Anmerkung 2 (Seite 378, Ergänzung zu Fußnote a, „Der heilige Bruno“):
Der heilige Bruno (1030 in Köln – 1101 in Kalabrien) gründete 1084 mit 6 seiner Begleiter den Karthäuserorden, der seine Mitglieder – extrem asketisch -, zum Fasten, Schweigen, zum Gebet und zur Einsamkeit verpflichtete. Sein Leichnam soll zahlreiche Wunder bewirkt haben, weshalb man ihn als Heiligen verehrte. Da er am 6.Oktober verstorben ist, sagt die Bauernregel: „Sankt Bruno, der Kartäuser, lässt Fliegen in die Häuser“.

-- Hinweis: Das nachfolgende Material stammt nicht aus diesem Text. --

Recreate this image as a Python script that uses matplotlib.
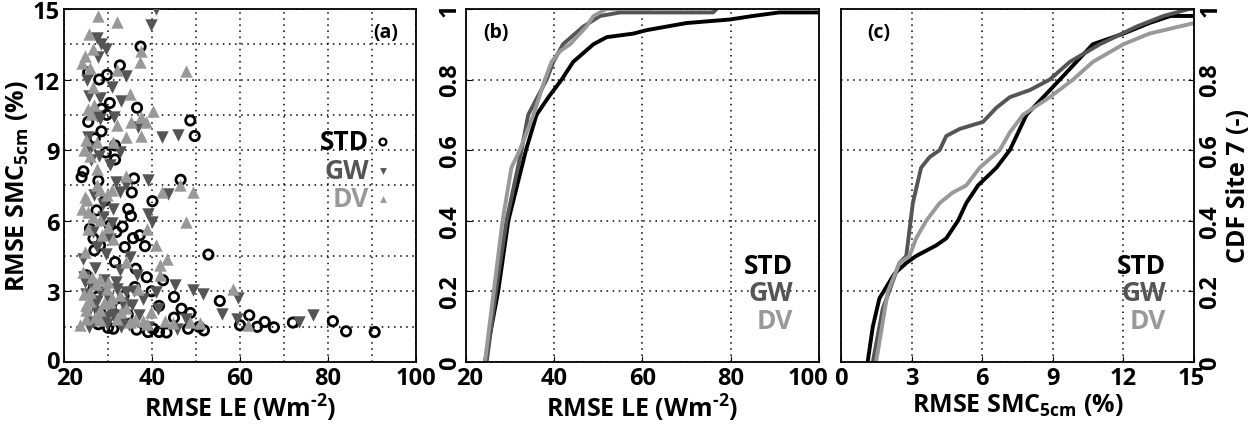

Anmerkung 3 (Seite 378, 2. Absatz, „..an jedem Tag tugenhaft waren“):
Nonnotte, ein kaltholischer Theologe, der mehrere Bücher zur Bekämpfung Voltaires verfasste, schrieb in seinem Dictionnaire philosophique de la religion zu Voltaires Aussage über Nero und Alexander VI (wobei er wohlüberlegt den Papst nicht erwähnte): „Wie soll man einen Philosophen ansehen, der derartige Prinzipien aufstellt? Wie einen alten Verrückten.“

Anmerkung 4 (Seite 379, 2. Absatz, „Mein Gott, gib uns oft solche Schelme!“)
Vor allem dieser Artikel des philosophischen Wörterbuchs erregte bei Voltaires Gegnern größte Entrüstung. Gerade der letzte Satz zeige seine Niedertracht (Rochefort); zur Wohltätigkeit müsse der Gottesglaube kommen, sonst sei sie wertlos, giftete Chaudon, Paulian hetzte: „In dem Artikel Vertu hat der Autor des Dictionnaire die größten Niederträchtigkeiten verbreitet“. Der unsägliche Nonnotte kopierte den ganzen Artikel und verfasste eine Gegenschrift. Darin denunziert er die Tugend der Wohltätigkeit, in dem er sie mit einer Prostituierten vergleicht, die den einen ihre Wohltaten verleihe, und den anderen ihre Bedürfnisse befriedige.